Una de las importaciones nocivas que nos ha colado la tele es la exageración en la muestra de los sentimientos. Habituados a la eficiente sequedad del saludo local, esa graduación de “aúpas” que empieza con un alzado de cejas y que solo en fechas orgásmicas da en beso con ruido, y no al aire, a los tímidos nos resulta extraña una chavalería que abrazada rompe a llorar porque ha superado una prueba de Gran Hermano y recibido un megusta. Habrá que acostumbrarse a que los ganadores del concurso de quesos de Apatamonasterio bailen sobre la mesa del jurado y lancen leche condensada a la cara de Arzak.

Sin duda entro en la categoría de carcamal si, además de usar esa palabra, también me resulta extraño tanto escote en las camisetas masculinas, tanto pecho depilado y tripa atabletada, tanto tatuaje aborigen en las nucas, tanto corte de pelo a esgrima, en fin, esa estética horroróscopa que se ha adueñado de las pantallas y el vestuario del Bernabeu. Soy más de Fito y Amaia. Y si los viejunos de antaño se quejaban de los melenudos, los actuales tenemos derecho a abominar de la moda bora-bora cani levantapesas.
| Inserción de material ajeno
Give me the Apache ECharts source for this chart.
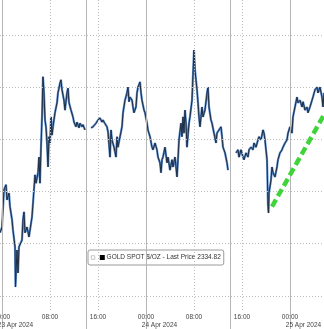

Sin embargo, lo otro, la crítica a la inflamación pública de las emociones no es fruto de la brecha generacional. Es el sensato rechazo a la exigencia de que seamos bipolares efusivos, excesivos en la exhibición. Ya no basta, y aquí quería llegar haciendo eses, escuchar a quien ha sufrido; se debe estar de acuerdo con sus juicios y manifestarlo con un aplauso. O sea, que las víctimas no solo tienen razón por serlo: además merecen una ovación del graderío por sus opiniones, sean cuales sean. Sin duda soy un carroza.